Tal repetição só tem lugar, conforme o Regulamento de Tramitação dos Procedimentos de Recrutamento e Seleção dos Cargos de Direção Superior na Administração Pública, publicado através do Despacho nº 6061/2020, de 4 de junho, na ausência de candidatos em número suficiente (artigos 8º e 9º). Sendo que esse número mínimo é de apenas 3 candidatos!

Isto representa uma manifesta falta de interesse (ou confiança?) no sistema.

Isto desacredita e impõe, necessariamente, reflexão, sobre o processo de seleção dos dirigentes de topo da administração pública e questiona, com o devido respeito pelas honrosas exceções, o seu mérito e real valor, para além das razões, que devem ser esmiuçadas, de falta de candidatos.

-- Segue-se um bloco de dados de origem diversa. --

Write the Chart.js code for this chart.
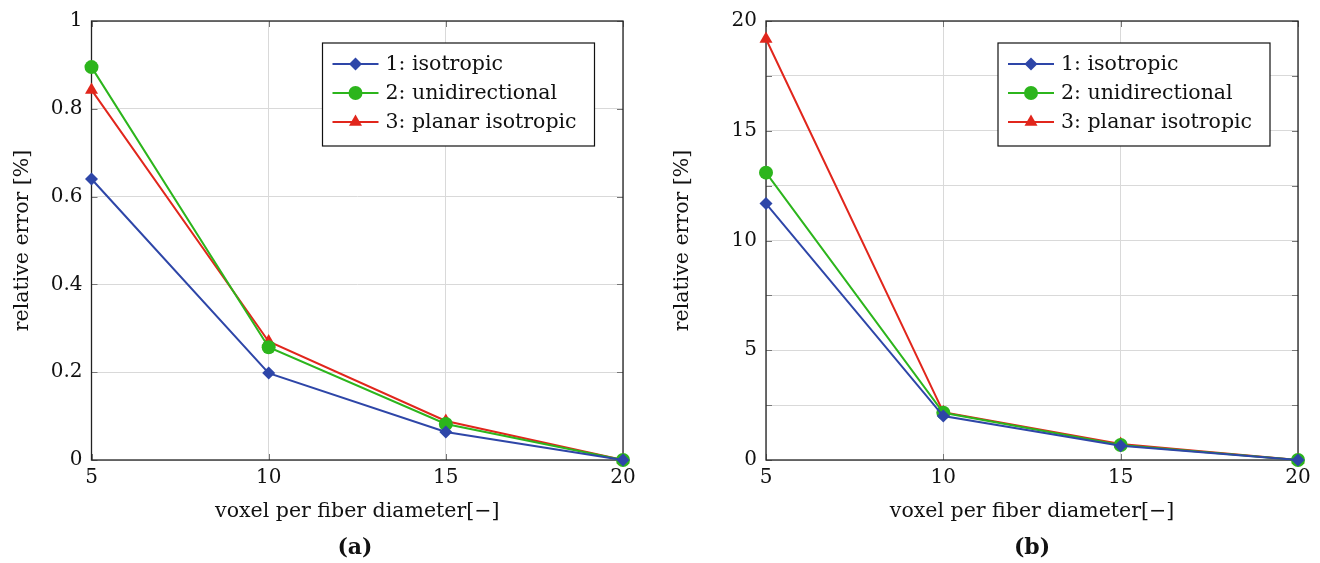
<!DOCTYPE html>
<html><head><meta charset="utf-8">
<script src="https://cdn.jsdelivr.net/npm/chart.js@4"></script>
<style>
html,body{margin:0;padding:0;background:#fff;}
#wrap{position:relative;width:1320px;height:563px;}
.box{position:absolute;top:0;width:660px;height:563px;}
.cap{position:absolute;top:532px;width:100px;text-align:center;font:bold 22px "DejaVu Serif",serif;color:#111;line-height:28px;}
</style></head><body>
<div id="wrap">
<div class="box" style="left:0"><canvas id="ca"></canvas></div>
<div class="box" style="left:660px"><canvas id="cb"></canvas></div>
<div class="cap" style="left:305px">(a)</div>
<div class="cap" style="left:982px">(b)</div>
</div>
<script>
const xValues = [5, 10, 15, 20];
const seriesLabels = ['1: isotropic', '2: unidirectional', '3: planar isotropic'];
const isoA = [0.640, 0.198, 0.064, 0.0];
const uniA = [0.895, 0.257, 0.082, 0.0];
const planA = [0.843, 0.270, 0.089, 0.0];
const isoB = [11.68, 2.00, 0.65, 0.0];
const uniB = [13.09, 2.15, 0.68, 0.0];
const planB = [19.18, 2.18, 0.73, 0.0];
const xTitle = 'voxel per fiber diameter[\u2212]';
const yTitle = 'relative error [%]';

const colors = ['#2e46a8', '#2cb51c', '#e1261c'];
const styles = ['rectRot', 'circle', 'triangle'];
const radii = [6.5, 7, 7.5];
const FONT = '"DejaVu Serif", serif';

function ds(vals, i) {
  return {
    label: seriesLabels[i],
    data: xValues.map((x, k) => ({x: x, y: vals[k]})),
    borderColor: colors[i], backgroundColor: colors[i],
    borderWidth: 2, pointStyle: styles[i], pointRadius: radii[i],
    pointHoverRadius: radii[i], pointBorderWidth: 0, tension: 0, clip: false
  };
}

const framePlugin = {
  id: 'frame',
  beforeDatasetsDraw(chart) {
    const a = chart.chartArea, c = chart.ctx;
    c.save();
    c.strokeStyle = '#777'; c.lineWidth = 1;
    const xs = chart.scales.x, ys = chart.scales.y;
    const L = 6;
    xs.ticks.forEach(t => {
      const px = Math.round(xs.getPixelForValue(t.value)) + 0.5;
      c.beginPath(); c.moveTo(px, a.bottom); c.lineTo(px, a.bottom - L);
      c.moveTo(px, a.top); c.lineTo(px, a.top + L); c.stroke();
    });
    ys.ticks.forEach(t => {
      const py = Math.round(ys.getPixelForValue(t.value)) + 0.5;
      c.beginPath(); c.moveTo(a.left, py); c.lineTo(a.left + L, py);
      c.moveTo(a.right, py); c.lineTo(a.right - L, py); c.stroke();
    });
    c.strokeStyle = '#222'; c.lineWidth = 1.3;
    c.strokeRect(a.left, a.top, a.right - a.left, a.bottom - a.top);
    c.restore();
  },
  afterDraw(chart, args, opts) {
    const c = chart.ctx, a = chart.chartArea;
    const x0 = a.left + opts.dx, y0 = a.top + 22, w = 272, h = 103;
    c.save();
    c.fillStyle = '#fff'; c.fillRect(x0, y0, w, h);
    c.strokeStyle = '#111'; c.lineWidth = 1.2; c.strokeRect(x0, y0, w, h);
    c.font = '20.5px ' + FONT; c.textBaseline = 'middle';
    chart.data.datasets.forEach((d, i) => {
      const yy = y0 + 21 + i * 29;
      c.strokeStyle = d.borderColor; c.lineWidth = 2;
      c.beginPath(); c.moveTo(x0 + 10, yy); c.lineTo(x0 + 56, yy); c.stroke();
      c.fillStyle = d.backgroundColor;
      Chart.helpers.drawPoint(c, {pointStyle: d.pointStyle, radius: d.pointRadius, borderWidth: 0}, x0 + 33, yy);
      c.fillStyle = '#111';
      c.fillText(d.label, x0 + 63, yy + 1);
    });
    c.restore();
  }
};

function make(id, sets, yMax, yStep, yWidth, padRight, legendDx, labelEvery) {
  return new Chart(document.getElementById(id), {
    type: 'line',
    data: {datasets: sets},
    plugins: [framePlugin],
    options: {
      responsive: false, animation: false, devicePixelRatio: 1,
      layout: {padding: {left: 9, right: padRight, top: 20, bottom: 37}},
      plugins: {legend: {display: false}, tooltip: {enabled: false}, frame: {dx: legendDx}},
      elements: {point: {borderWidth: 0}},
      scales: {
        x: {
          type: 'linear', min: 5, max: 20,
          ticks: {stepSize: 5, color: '#111', font: {family: FONT, size: 20}, padding: 6, maxRotation: 0},
          grid: {color: '#d9d9d9', drawTicks: false},
          border: {display: false},
          title: {display: true, text: xTitle, color: '#111', font: {family: FONT, size: 20.5}, padding: {top: 2, bottom: 2}},
          afterFit(s) { s.height = 66; }
        },
        y: {
          min: 0, max: yMax,
          ticks: {stepSize: yStep, color: '#111', font: {family: FONT, size: 20}, padding: 9,
            callback: (v) => (Math.abs(v / labelEvery - Math.round(v / labelEvery)) < 1e-6 ? String(Math.round(v * 100) / 100) : '')},
          grid: {color: '#d9d9d9', drawTicks: false},
          border: {display: false},
          title: {display: true, text: yTitle, color: '#111', font: {family: FONT, size: 20.5}, padding: {top: 1, bottom: 1}},
          afterFit(s) { s.width = yWidth; }
        }
      }
    }
  });
}

const ca = document.getElementById('ca'); ca.width = 660; ca.height = 563;
const cb = document.getElementById('cb'); cb.width = 660; cb.height = 563;
make('ca', [ds(isoA, 0), ds(uniA, 1), ds(planA, 2)], 1, 0.2, 82.5, 37, 231, 0.2);
make('cb', [ds(isoB, 0), ds(uniB, 1), ds(planB, 2)], 20, 2.5, 97, 22, 232, 5);
</script>
</body></html>
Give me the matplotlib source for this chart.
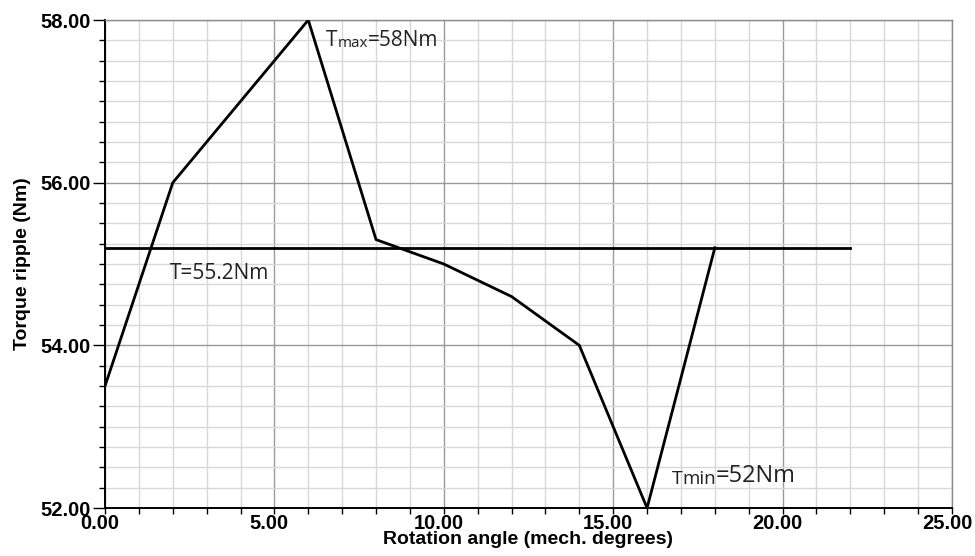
import matplotlib.pyplot as plt
import matplotlib.transforms as mtransforms
from matplotlib.ticker import MultipleLocator, FormatStrFormatter

# torque over rotor position
angle = [0, 2, 6, 8, 10, 12, 14, 16, 18]
torque = [53.5, 56.0, 58.0, 55.3, 55.0, 54.6, 54.0, 52.0, 55.2]

# average torque line
avg_x = [0, 22]
avg_torque = 55.2

fig = plt.figure(figsize=(9.75, 5.56), dpi=100)
ax = fig.add_axes([0.1077, 0.0863, 0.8687, 0.8777])

ax.plot(angle, torque, color="black", lw=2.0, zorder=3)
ax.plot(avg_x, [avg_torque, avg_torque], color="black", lw=2.0, zorder=3)

ax.set_xlim(0, 25)
ax.set_ylim(52, 58)
ax.xaxis.set_major_locator(MultipleLocator(5))
ax.xaxis.set_minor_locator(MultipleLocator(1))
ax.yaxis.set_major_locator(MultipleLocator(2))
ax.yaxis.set_minor_locator(MultipleLocator(0.25))
ax.xaxis.set_major_formatter(FormatStrFormatter("%.2f"))
ax.yaxis.set_major_formatter(FormatStrFormatter("%.2f"))

ax.grid(which="minor", color="#d8d8d8", lw=1.0)
ax.grid(which="major", color="#999999", lw=1.0)
ax.set_axisbelow(True)

for s in ["top", "right"]:
    ax.spines[s].set_color("#8c8c8c")
    ax.spines[s].set_linewidth(1.0)
for s in ["left", "bottom"]:
    ax.spines[s].set_color("black")
    ax.spines[s].set_linewidth(1.4)

tick_font = dict(family="Liberation Sans", weight="bold", size=14.5)
ax.tick_params(axis="y", which="major", length=9, width=1, pad=1)
ax.tick_params(axis="y", which="minor", length=4, width=1)
ax.tick_params(axis="x", which="major", length=4, width=1, pad=0)
ax.tick_params(axis="x", which="minor", length=4, width=1)
for lbl in ax.get_xticklabels() + ax.get_yticklabels():
    lbl.set_fontproperties(tick_font)
    lbl.set_fontweight("bold")

# x labels sit a little left of their ticks in the original
shift = mtransforms.ScaledTranslation(-0.05, 0, fig.dpi_scale_trans)
for lbl in ax.get_xticklabels():
    lbl.set_transform(lbl.get_transform() + shift)

ax.set_xlabel("Rotation angle (mech. degrees)", family="Liberation Sans",
              weight="bold", size=14, labelpad=-1)
ax.set_ylabel("Torque ripple (Nm)", family="Liberation Sans",
              weight="bold", size=14, labelpad=7)

# annotations, pieces of different size on one baseline
txt = "#222222"


def chain(parts, x, y):
    prev = None
    for s, size in parts:
        if prev is None:
            prev = ax.text(x, y, s, family="Open Sans", size=size, color=txt,
                           va="bottom", ha="left")
        else:
            prev = ax.annotate(s, xy=(1, 0), xycoords=prev, family="Open Sans",
                               size=size, color=txt, va="bottom", ha="left")


chain([("T", 15), ("max", 11), ("=58Nm", 15)], 6.52, 57.62)
chain([("T=55.2Nm", 15)], 1.9, 54.75)
chain([("T", 14), ("min", 13.5), ("=52Nm", 17)], 16.72, 52.24)

fig.savefig("out.png", dpi=100)
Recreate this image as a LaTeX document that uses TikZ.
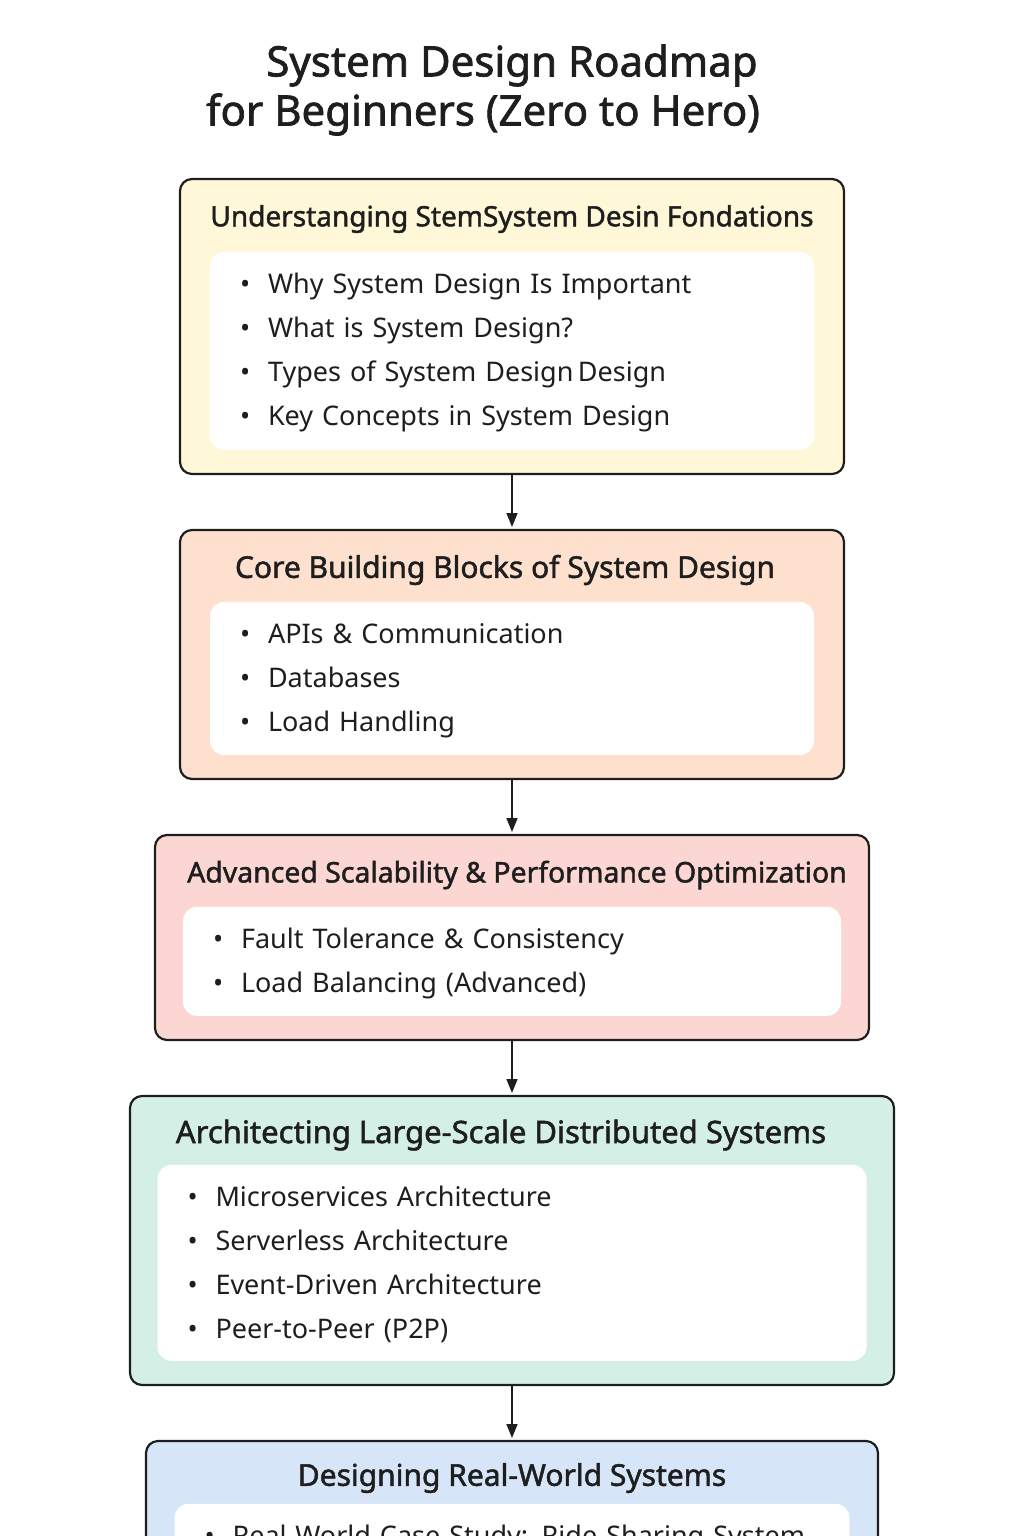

Será a remuneração que não é adequada face à responsabilidade? Será a falta de autonomia de gestão, tal como se queixam os gestores hospitalares? Será a presença, quiçá demasiado intrusiva, do poder político, que além de reservar a si a escolha do dirigente de topo (de entre uma lista de 3 candidatos), exerce, eventualmente, pressões na gestão diária destas instituições? Ou meramente porque se a escolha, em última instância é política, não haverá razões para alguém, “fora das graças” do partido no poder, sequer tentar?

Com isto, estaremos nós a ser geridos pelos “menos maus” de entre os candidatos que teimam (e já são poucos) em apresentar-se a concurso, ao invés de pelos melhores que o País produziu e tem? Pelo elemento que cumpriu os requisitos mínimos obrigatórios e depois foi o “eleito” pelo membro do Governo que tutela a instituição em apreço? É isso que nós queremos para gerir no dia-a-dia os nossos impostos? É isso que os portugueses merecem?

Urge mudar o sistema. Da base ao topo. Tornando-o atrativo para todos os níveis, transparente e com escolhas de dirigentes assentes, unicamente, no mérito!